Abstract

One single feature is usually not sufficient to detect, characterize or classify the content of a multimedia signal. Decisions typically have to be derived from multiple features; those can be quite different in terms of physical meaning, but also statistically may be significantly distinct in terms of value ranges, mean value, variance, etc. Further, linear or nonlinear statistical dependencies may exist between different features, which have to be taken into consideration for similarity criteria and classification. In this chapter, methods of feature weighting and transforms are introduced first, where the latter may map the set of feature values into a possibly small number of independent values. The classification itself requires similarity criteria by which a certain feature constellation can be matched against characteristic properties of a class, or by which similarity of features from two different signals is judged.
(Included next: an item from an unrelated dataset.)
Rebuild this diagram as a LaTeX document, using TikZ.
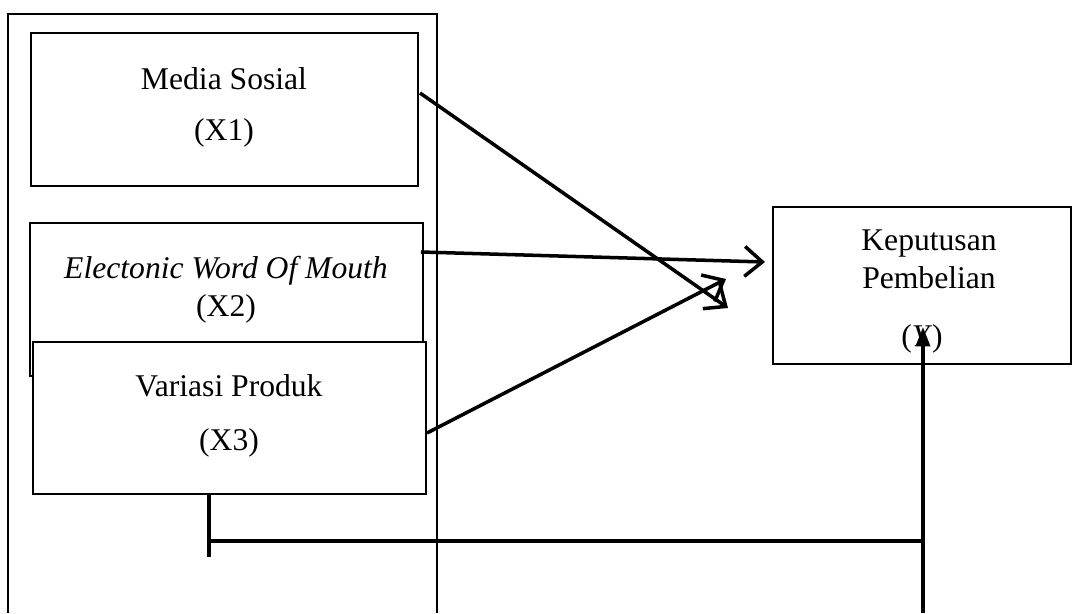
\documentclass[tikz,border=0pt]{standalone}
\usepackage{fontspec}
\setmainfont{Liberation Serif}
\usetikzlibrary{arrows.meta}
\begin{document}
\begin{tikzpicture}[x=0.02cm,y=-0.02cm,
  box/.style={draw,line width=1.4pt,fill=white},
  lbl/.style={font=\fontsize{18}{21}\selectfont,inner sep=0pt,anchor=center},
  conn/.style={line width=2pt},
  vhead/.style={conn,-{Straight Barb[length=10pt,width=17pt,line width=2pt]}},
  fhead/.style={conn,-{Triangle[length=11pt,width=8pt]}}]
\useasboundingbox (0,0) rectangle (1072,613);
% outer frame (open at bottom)
\draw[line width=1.4pt] (8,613) -- (8,14) -- (437,14) -- (437,613);
% boxes
\draw[box] (31,33) rectangle (418,186);
\draw[box] (30,223) rectangle (423,376);
\draw[box] (33,342) rectangle (426,494);
\draw[box] (773,207) rectangle (1071,364);
% texts
\node[lbl] (t1a) at (224,79) {Media Sosial};
\node[lbl] (t1b) at (224,133) {(X1)};
\node[lbl] (t2a) at (226,271) {\itshape Electonic Word Of Mouth};
\node[lbl] (t2b) at (226,309) {(X2)};
\node[lbl] (t3a) at (229,386) {Variasi Produk};
\node[lbl] (t3b) at (229,443) {(X3)};
\node[lbl] (ya) at (929,244) {Keputusan};
\node[lbl] (yb) at (929,278) {Pembelian};
\node[lbl] (yc) at (922,339) {(\textit{Y})};
% connector points
\coordinate (s1) at (420,93);
\coordinate (e1) at (728,308);
\coordinate (s2) at (421,252);
\coordinate (e2) at (765,262);
\coordinate (s3) at (427,433);
\coordinate (e3) at (726,279);
\coordinate (v1) at (209,494);
\coordinate (v2) at (209,557);
\coordinate (h1) at (209,541);
\coordinate (h2) at (923,541);
\coordinate (ub) at (923,613);
\coordinate (ut) at (923,327);
\draw[vhead] (s1) -- (e1);
\draw[vhead] (s2) -- (e2);
\draw[vhead] (s3) -- (e3);
\draw[conn] (v1) -- (v2);
\draw[conn] (h1) -- (h2);
\draw[fhead] (ub) -- (ut);
\end{tikzpicture}
\end{document}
Different similarity criteria are discussed, including the comparison of single feature values, statistical distributions and of data sets. Furthermore, criteria for judging the quality of classification are introduced. Various classification methods are discussed, where optimization typically relies on class definitions obtained by training sets, but some approaches also allow blind classification or partitioning of data sets. Linear classification, cluster-based and nearest neighbor methods, Bayes classification, artificial neural networks, support vector machines and boosting are some state of the art classification approaches that are explained in detail. Concepts of quantifying uncertainty and evidence are presented in the end of this chapter.